■ Task instructions ■
How many lines of the material below contain the string "this"? Answer with the number and nothing else.

■ Exercise materials ■
________________
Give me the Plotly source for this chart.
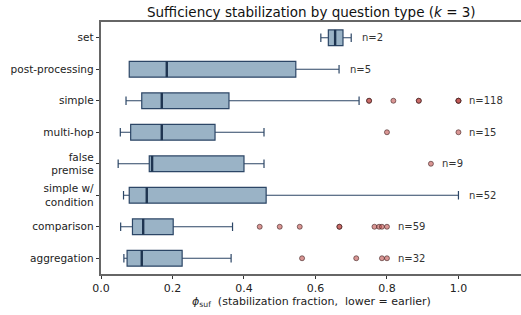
import plotly.graph_objects as go

categories = ["set", "post-processing", "simple", "multi-hop", "false<br>premise",
              "simple w/<br>condition", "comparison", "aggregation"]
whisker_lo = [0.615, 0.079, 0.070, 0.054, 0.048, 0.063, 0.055, 0.064]
q1 =         [0.636, 0.079, 0.114, 0.083, 0.135, 0.079, 0.088, 0.073]
median =     [0.655, 0.184, 0.170, 0.170, 0.143, 0.128, 0.118, 0.114]
q3 =         [0.677, 0.545, 0.358, 0.319, 0.400, 0.462, 0.202, 0.227]
whisker_hi = [0.700, 0.666, 0.722, 0.456, 0.456, 1.000, 0.368, 0.364]
outliers = [
    [],
    [],
    [0.750, 0.750, 0.818, 0.889, 0.889, 1.0, 1.0, 1.0],
    [0.800, 1.0],
    [0.923],
    [],
    [0.444, 0.500, 0.556, 0.667, 0.667, 0.765, 0.778, 0.786, 0.800],
    [0.5625, 0.714, 0.786, 0.800],
]
counts = [2, 5, 118, 15, 9, 52, 59, 32]
x_ticks = [0.0, 0.2, 0.4, 0.6, 0.8, 1.0]

pos = list(range(len(categories)))
box_fill = "rgb(154,179,198)"
edge = "rgb(44,70,102)"

fig = go.Figure()
fig.add_trace(go.Box(
    y=pos, q1=q1, median=median, q3=q3,
    lowerfence=whisker_lo, upperfence=whisker_hi,
    orientation="h", boxpoints=False, width=0.5, whiskerwidth=0.55,
    fillcolor=box_fill, line=dict(color=edge, width=1.2),
    hoverinfo="skip", showlegend=False,
))

# thicker median lines
mx, my = [], []
for i, m in enumerate(median):
    mx += [m, m, None]
    my += [i - 0.25, i + 0.25, None]
fig.add_trace(go.Scatter(x=mx, y=my, mode="lines",
                         line=dict(color="rgb(30,52,80)", width=2.4),
                         showlegend=False, hoverinfo="skip"))

# outliers
ox, oy = [], []
for i, vals in enumerate(outliers):
    ox += vals
    oy += [i] * len(vals)
fig.add_trace(go.Scatter(x=ox, y=oy, mode="markers",
                         marker=dict(size=5, color="rgba(192,80,77,0.6)",
                                     line=dict(color="rgba(60,30,30,0.75)", width=0.8)),
                         showlegend=False, hoverinfo="skip"))

# n labels
for i, n in enumerate(counts):
    xmax = max([whisker_hi[i]] + outliers[i])
    fig.add_annotation(x=xmax + 0.025, y=i, text=f"n={n}", showarrow=False,
                       xanchor="left", yanchor="middle",
                       font=dict(size=10, color="#333333"))

# x-axis title
fig.add_annotation(
    text="<i>ϕ</i><sub>suf</sub>\u00a0\u00a0(stabilization fraction,\u00a0\u00a0lower = earlier)",
    xref="paper", yref="paper", x=0.5, y=-0.11, xanchor="center", yanchor="middle",
    showarrow=False, font=dict(size=11, color="#222222"))

fig.update_layout(
    width=521, height=315,
    margin=dict(l=101, r=0, t=22, b=41, autoexpand=False),
    paper_bgcolor="white", plot_bgcolor="white",
    font=dict(family="DejaVu Sans", color="#222222"),
    title=dict(text="Sufficiency stabilization by question type (<i>k</i> = 3)",
               x=0.5975, xanchor="center", y=0.962, yanchor="middle",
               font=dict(size=13.5, color="#111111")),
)
fig.update_xaxes(
    range=[0, 1.175], tickvals=x_ticks, ticktext=[f"{v:.1f}" for v in x_ticks],
    showgrid=False, zeroline=False, showline=True, linecolor="#666666", linewidth=1.5,
    mirror=True, ticks="outside", ticklen=3.5, tickcolor="#333333", automargin=False,
    tickfont=dict(size=11, color="#222222"),
)
fig.update_yaxes(
    range=[7.5, -0.5], tickvals=pos, ticktext=categories, automargin=False,
    showgrid=False, zeroline=False, showline=True, linecolor="#666666", linewidth=1.5,
    ticks="outside", ticklen=3.5, tickcolor="#333333",
    tickfont=dict(size=10.5, color="#222222"),
)

fig.write_html("out.html", config={"displayModeBar": False},
               post_script="document.body.style.margin='0';document.body.style.overflow='hidden';")
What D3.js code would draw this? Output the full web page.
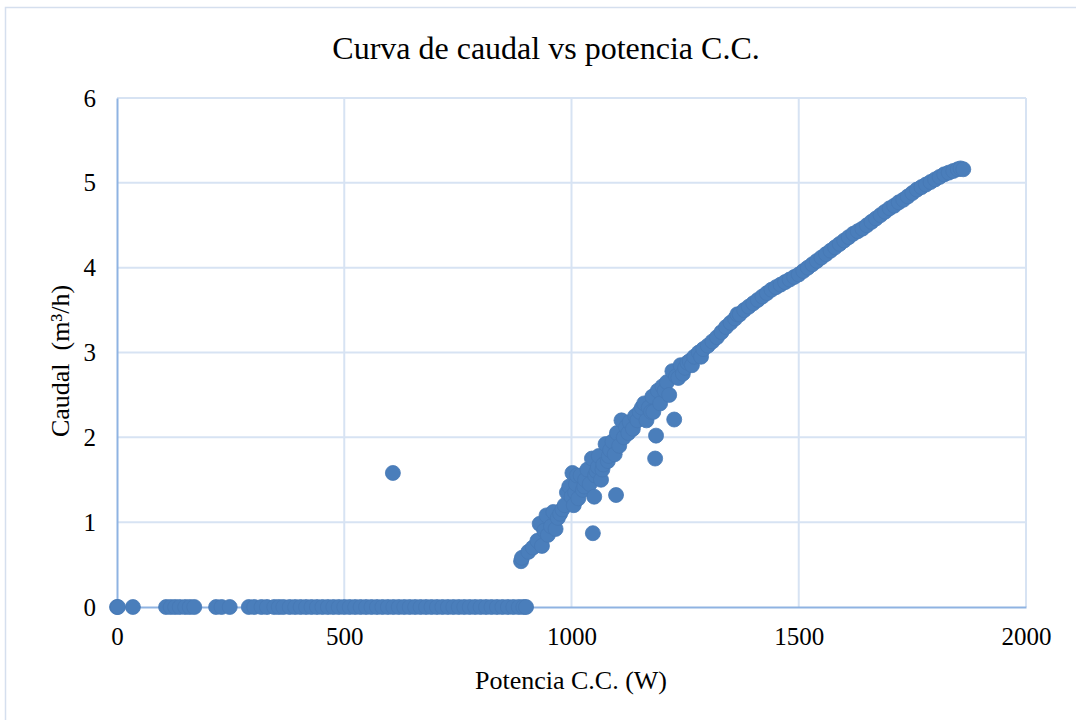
<!DOCTYPE html>
<html>
<head>
<meta charset="utf-8">
<script src="https://cdn.jsdelivr.net/npm/d3@7"></script>
<style>
  body { margin: 0; background: #fff; }
  text { font-family: "Liberation Serif", "Times New Roman", serif; fill: #000; }
</style>
</head>
<body>
<svg width="1076" height="720"></svg>
<script>
const width = 1076;
const height = 720;

// points that sit on zero flow (W)
const zeroPower = [0, 2, 35, 108, 118, 128, 138, 150, 160, 170, 218, 230, 248, 290, 302, 318, 330,
    346, 356, 366, 380, 392, 404, 416, 428, 440, 452, 464, 476, 488, 500, 512, 524, 536, 548,
    560, 572, 584, 596, 608, 620, 632, 644, 656, 668, 680, 692, 704, 716, 728, 740, 752, 764,
    776, 788, 800, 812, 824, 836, 848, 860, 872, 884, 894, 900];

// scattered points (power W, flow m3/h)
const power = [607, 889, 891, 905, 915, 925, 930, 935, 940, 945, 948, 955, 960, 965, 970, 975,
    980, 985, 990, 995, 1000, 1002, 1005, 1008, 1010, 1012, 1015, 1020, 1025, 1028, 1030, 1035,
    1040, 1045, 1047, 1050, 1052, 1055, 1058, 1060, 1065, 1068, 1070, 1075, 1080, 1082, 1085,
    1090, 1095, 1098, 1100, 1105, 1110, 1115, 1120, 1125, 1128, 1135, 1140, 1145, 1150, 1155,
    1160, 1165, 1170, 1175, 1178, 1180, 1184, 1186, 1190, 1195, 1200, 1205, 1210, 1215, 1222,
    1226, 1230, 1235, 1240, 1245, 1250, 1255, 1260, 1265,
    1270, 1280, 1285, 1290, 1300, 1310, 1320, 1330, 1340, 1350, 1360, 1365, 1370, 1380, 1390,
    1400, 1410, 1420, 1430, 1440, 1450, 1460, 1470, 1480, 1490, 1500, 1510, 1520, 1530,
    1540, 1550, 1560, 1570, 1580, 1590, 1600, 1610, 1620, 1630, 1640, 1650, 1660, 1670, 1680,
    1690, 1700, 1710, 1720, 1730, 1740, 1750, 1760, 1770, 1780, 1790, 1800, 1810, 1820, 1830,
    1840, 1850, 1856, 1862];
const flow = [1.58, 0.54, 0.58, 0.65, 0.70, 0.78, 0.98, 0.72, 0.90, 1.08, 0.85, 0.95, 1.12, 0.92, 1.05, 1.10,
    1.15, 1.20, 1.35, 1.42, 1.30, 1.58, 1.20, 1.35, 1.45, 1.55, 1.28, 1.55, 1.38, 1.42, 1.50, 1.62,
    1.45, 1.75, 0.87, 1.30, 1.55, 1.60, 1.65, 1.78, 1.50, 1.62, 1.68, 1.92, 1.72, 1.78, 1.85,
    1.95, 1.80, 1.32, 2.05, 1.90, 2.20, 2.00, 2.12, 2.05, 2.18, 2.10, 2.25, 2.20, 2.30, 2.35,
    2.40, 2.20, 2.35, 2.30, 2.48, 2.30, 1.75, 2.02, 2.55, 2.40, 2.60, 2.55, 2.65, 2.50, 2.78,
    2.21, 2.72, 2.70, 2.85, 2.75, 2.82, 2.88, 2.90, 2.85,
    2.95, 3.00, 2.95, 3.04, 3.08, 3.13, 3.18, 3.24, 3.30, 3.35, 3.40, 3.45, 3.45, 3.50, 3.54,
    3.58, 3.62, 3.66, 3.70, 3.74, 3.77, 3.80, 3.83, 3.86, 3.89, 3.92, 3.96, 4.00, 4.04,
    4.08, 4.12, 4.16, 4.20, 4.24, 4.28, 4.32, 4.36, 4.40, 4.43, 4.46, 4.50, 4.54, 4.58, 4.62,
    4.66, 4.70, 4.73, 4.77, 4.80, 4.84, 4.88, 4.92, 4.95, 4.98, 5.01, 5.04, 5.07, 5.10, 5.12,
    5.14, 5.16, 5.17, 5.16];

const xTicks = [0, 500, 1000, 1500, 2000];
const yTicks = [0, 1, 2, 3, 4, 5, 6];

const svg = d3.select("svg");

//outer chart border
svg.append("rect")
    .attr("x", 5.5)
    .attr("y", 7.5)
    .attr("width", 1100)
    .attr("height", 740)
    .attr("fill", "#fff")
    .attr("stroke", "#d5dfee")
    .attr("stroke-width", 1.5);

const x = d3.scaleLinear().domain([0, 2000]).range([117, 1026]);
const y = d3.scaleLinear().domain([0, 6]).range([607, 98]);

//grid lines
svg.append("g")
    .selectAll("line")
    .data(xTicks.slice(1))
    .enter()
    .append("line")
    .attr("x1", d => x(d))
    .attr("x2", d => x(d))
    .attr("y1", y(6))
    .attr("y2", y(0))
    .attr("stroke", "#d7e3f3")
    .attr("stroke-width", 2);

svg.append("g")
    .selectAll("line")
    .data(yTicks.slice(1))
    .enter()
    .append("line")
    .attr("x1", x(0))
    .attr("x2", x(2000))
    .attr("y1", d => y(d))
    .attr("y2", d => y(d))
    .attr("stroke", "#d7e3f3")
    .attr("stroke-width", 2);

//axes
const xAxis = d3.axisBottom(x).tickValues(xTicks).tickFormat(d3.format("d")).tickSize(0).tickPadding(20);
const yAxis = d3.axisLeft(y).tickValues(yTicks).tickFormat(d3.format("d")).tickSize(0).tickPadding(21);

const gx = svg.append("g")
    .attr("transform", "translate(0," + y(0) + ")")
    .call(xAxis);
const gy = svg.append("g")
    .attr("transform", "translate(" + x(0) + ",0)")
    .call(yAxis);

[gx, gy].forEach(g => {
    g.select(".domain").attr("stroke", "#8fb3e2").attr("stroke-width", 2);
    g.selectAll("text")
        .style("font-family", "'Liberation Serif', serif")
        .style("font-size", "25px")
        .attr("fill", "#000");
});

//markers
const pts = zeroPower.map(p => [p, 0]).concat(power.map((p, i) => [p, flow[i]]));
svg.append("g")
    .selectAll("circle")
    .data(pts)
    .enter()
    .append("circle")
    .attr("cx", d => x(d[0]))
    .attr("cy", d => y(d[1]))
    .attr("r", 7.5)
    .attr("fill", "#4a7ebb")
    .attr("stroke", "#4678b5")
    .attr("stroke-width", 0.8);

//titles
svg.append("text")
    .attr("x", 546)
    .attr("y", 59)
    .attr("text-anchor", "middle")
    .style("font-size", "32px")
    .text("Curva de caudal vs potencia C.C.");

svg.append("text")
    .attr("x", 571)
    .attr("y", 689)
    .attr("text-anchor", "middle")
    .style("font-size", "26px")
    .text("Potencia C.C. (W)");

svg.append("text")
    .attr("transform", "translate(69,361) rotate(-90)")
    .attr("text-anchor", "middle")
    .style("font-size", "26px")
    .style("white-space", "pre")
    .text("Caudal  (m³/h)");
</script>
</body>
</html>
________________
■ Problem solution ■
2